I don’t know how I ever lived somewhere that didn’t have changing seasons. Growing up in Arizona I never saw the fall leaves or the winter white blanket of snow. It was either really nice out or just too damn hot. At Christmas time we would use spray-on “snow” for our window sills and of course here in the Midwest we have plenty of the real stuff.
The transformation from Winter to Spring is even more bittersweet with my 90-year-old Dad living with us.
This truly is the Winter of his life, the slowing down and shedding of ambitions and thoughts. Last month my father lost both of his surviving siblings, his 94-year-old sister and his 96-year-old brother.
He told my mom, “Now I’m the only one left.”
Like my father, I didn’t shed any tears when I heard about their passing. I had only seen my aunt a few times when I was a child and we visited the small town where she and my Dad had grown up. And I don’t think I ever meet my father’s brother, except for possibly at a funeral I never committed to memory.
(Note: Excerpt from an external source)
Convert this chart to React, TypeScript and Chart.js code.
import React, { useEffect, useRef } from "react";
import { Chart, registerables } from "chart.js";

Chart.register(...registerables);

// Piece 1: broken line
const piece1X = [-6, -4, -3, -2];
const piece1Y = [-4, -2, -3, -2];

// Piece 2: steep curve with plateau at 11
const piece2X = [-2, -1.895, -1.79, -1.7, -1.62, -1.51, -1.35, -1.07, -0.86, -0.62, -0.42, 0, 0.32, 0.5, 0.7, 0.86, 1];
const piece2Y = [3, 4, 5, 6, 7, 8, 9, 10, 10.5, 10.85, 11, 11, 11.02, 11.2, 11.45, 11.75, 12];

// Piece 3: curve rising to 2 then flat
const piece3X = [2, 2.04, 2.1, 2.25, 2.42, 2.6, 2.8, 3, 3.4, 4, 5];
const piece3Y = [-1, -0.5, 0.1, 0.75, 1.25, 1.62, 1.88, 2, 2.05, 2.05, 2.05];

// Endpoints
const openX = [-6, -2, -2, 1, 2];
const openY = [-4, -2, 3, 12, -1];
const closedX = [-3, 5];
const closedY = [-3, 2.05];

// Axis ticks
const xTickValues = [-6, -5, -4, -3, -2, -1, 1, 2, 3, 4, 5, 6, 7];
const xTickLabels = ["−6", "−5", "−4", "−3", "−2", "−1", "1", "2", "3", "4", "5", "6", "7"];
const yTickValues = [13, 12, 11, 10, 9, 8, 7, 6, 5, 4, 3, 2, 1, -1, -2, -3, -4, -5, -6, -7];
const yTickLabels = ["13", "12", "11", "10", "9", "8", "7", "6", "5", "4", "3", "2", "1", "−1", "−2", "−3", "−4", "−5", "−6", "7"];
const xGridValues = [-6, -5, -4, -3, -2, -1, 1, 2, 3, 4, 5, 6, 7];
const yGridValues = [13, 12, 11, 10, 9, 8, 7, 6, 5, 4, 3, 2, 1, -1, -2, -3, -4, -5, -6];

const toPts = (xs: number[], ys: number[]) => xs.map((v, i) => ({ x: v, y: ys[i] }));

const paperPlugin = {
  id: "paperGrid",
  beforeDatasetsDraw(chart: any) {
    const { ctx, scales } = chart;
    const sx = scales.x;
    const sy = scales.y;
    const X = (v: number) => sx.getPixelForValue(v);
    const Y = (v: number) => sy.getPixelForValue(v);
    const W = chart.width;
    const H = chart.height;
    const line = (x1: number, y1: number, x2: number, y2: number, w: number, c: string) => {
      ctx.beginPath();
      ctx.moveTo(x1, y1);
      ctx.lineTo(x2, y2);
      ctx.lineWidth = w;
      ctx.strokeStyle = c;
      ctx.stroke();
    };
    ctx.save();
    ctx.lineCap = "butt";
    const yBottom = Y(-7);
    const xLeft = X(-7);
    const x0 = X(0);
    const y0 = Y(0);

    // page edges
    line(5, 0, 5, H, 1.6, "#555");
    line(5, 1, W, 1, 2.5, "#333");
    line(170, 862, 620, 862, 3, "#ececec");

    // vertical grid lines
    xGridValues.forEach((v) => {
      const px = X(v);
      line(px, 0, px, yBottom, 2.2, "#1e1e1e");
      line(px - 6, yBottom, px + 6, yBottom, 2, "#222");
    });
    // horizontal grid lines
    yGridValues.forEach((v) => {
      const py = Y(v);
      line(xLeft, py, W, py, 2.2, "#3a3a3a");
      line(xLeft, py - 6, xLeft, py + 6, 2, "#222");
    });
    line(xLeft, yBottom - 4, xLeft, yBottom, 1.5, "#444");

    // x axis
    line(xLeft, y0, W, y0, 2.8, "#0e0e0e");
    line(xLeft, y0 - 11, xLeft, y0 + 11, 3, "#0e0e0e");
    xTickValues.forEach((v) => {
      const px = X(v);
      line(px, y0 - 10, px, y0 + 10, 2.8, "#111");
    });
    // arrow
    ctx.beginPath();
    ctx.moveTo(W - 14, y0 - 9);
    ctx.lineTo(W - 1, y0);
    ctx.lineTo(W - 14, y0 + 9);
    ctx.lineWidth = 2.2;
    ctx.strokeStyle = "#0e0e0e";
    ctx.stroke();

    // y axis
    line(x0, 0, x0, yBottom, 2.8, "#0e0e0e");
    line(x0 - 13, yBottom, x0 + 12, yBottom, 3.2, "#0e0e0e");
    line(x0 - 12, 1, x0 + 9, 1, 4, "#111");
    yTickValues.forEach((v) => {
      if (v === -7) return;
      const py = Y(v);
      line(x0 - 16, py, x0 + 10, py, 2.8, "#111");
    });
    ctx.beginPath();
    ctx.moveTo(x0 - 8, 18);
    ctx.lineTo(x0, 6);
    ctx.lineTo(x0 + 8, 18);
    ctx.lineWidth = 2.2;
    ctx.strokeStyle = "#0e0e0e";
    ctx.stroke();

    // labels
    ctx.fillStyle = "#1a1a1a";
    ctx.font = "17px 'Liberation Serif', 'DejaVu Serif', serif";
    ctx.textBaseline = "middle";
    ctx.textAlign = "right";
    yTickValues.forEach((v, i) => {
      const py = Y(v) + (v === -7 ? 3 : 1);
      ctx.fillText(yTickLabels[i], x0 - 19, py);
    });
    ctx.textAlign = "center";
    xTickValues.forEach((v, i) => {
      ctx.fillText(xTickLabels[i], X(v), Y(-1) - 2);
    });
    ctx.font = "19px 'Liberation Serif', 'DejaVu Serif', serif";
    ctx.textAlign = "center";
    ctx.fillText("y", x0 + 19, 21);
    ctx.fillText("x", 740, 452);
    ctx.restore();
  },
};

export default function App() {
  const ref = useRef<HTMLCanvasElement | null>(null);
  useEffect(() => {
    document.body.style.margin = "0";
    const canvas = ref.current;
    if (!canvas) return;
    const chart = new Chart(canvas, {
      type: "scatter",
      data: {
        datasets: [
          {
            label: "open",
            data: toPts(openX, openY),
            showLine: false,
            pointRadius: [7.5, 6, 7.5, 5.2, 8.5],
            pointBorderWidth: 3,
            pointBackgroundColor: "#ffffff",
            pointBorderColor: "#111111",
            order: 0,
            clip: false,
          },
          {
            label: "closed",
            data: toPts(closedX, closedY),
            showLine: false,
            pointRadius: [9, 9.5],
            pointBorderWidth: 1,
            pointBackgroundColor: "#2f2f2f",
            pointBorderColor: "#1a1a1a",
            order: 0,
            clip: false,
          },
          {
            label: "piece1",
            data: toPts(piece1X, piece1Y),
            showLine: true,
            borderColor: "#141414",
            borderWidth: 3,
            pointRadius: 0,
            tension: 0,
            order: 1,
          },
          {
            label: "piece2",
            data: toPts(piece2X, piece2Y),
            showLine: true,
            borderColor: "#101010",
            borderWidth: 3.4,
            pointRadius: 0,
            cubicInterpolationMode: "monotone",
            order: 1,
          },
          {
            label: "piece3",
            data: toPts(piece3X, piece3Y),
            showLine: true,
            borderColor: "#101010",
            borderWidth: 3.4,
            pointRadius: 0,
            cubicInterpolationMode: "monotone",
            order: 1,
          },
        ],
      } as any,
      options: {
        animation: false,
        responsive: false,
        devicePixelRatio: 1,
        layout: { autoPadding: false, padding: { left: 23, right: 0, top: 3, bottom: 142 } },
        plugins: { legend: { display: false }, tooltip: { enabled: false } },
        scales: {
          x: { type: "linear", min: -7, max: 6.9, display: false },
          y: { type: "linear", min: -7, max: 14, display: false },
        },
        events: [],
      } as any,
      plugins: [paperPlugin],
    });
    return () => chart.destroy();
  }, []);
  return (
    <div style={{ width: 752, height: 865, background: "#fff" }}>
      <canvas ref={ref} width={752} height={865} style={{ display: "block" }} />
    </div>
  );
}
I think the reason my Dad did not shed any tears was because he thought they were better off with no more suffering.
I have tried to imagine what my Dad feels like being “the only one left.”
He was such a force to be reckoned with when I was young. Always on the move selling something or buying something. I remember an acre full of bicycle parts and poodle puppies. He was so strong it was rumored that he lifted a car off the ground once. He raised four very different girls. He never had time for museums or parks. He fought in the second World War and had his own auto dealership. His life has indeed been long and filled with old-tyme songs and stories that he still recites.
Now he shuffles more than walks, going from the bedroom to the bathroom and back again, during this long and cold Winter.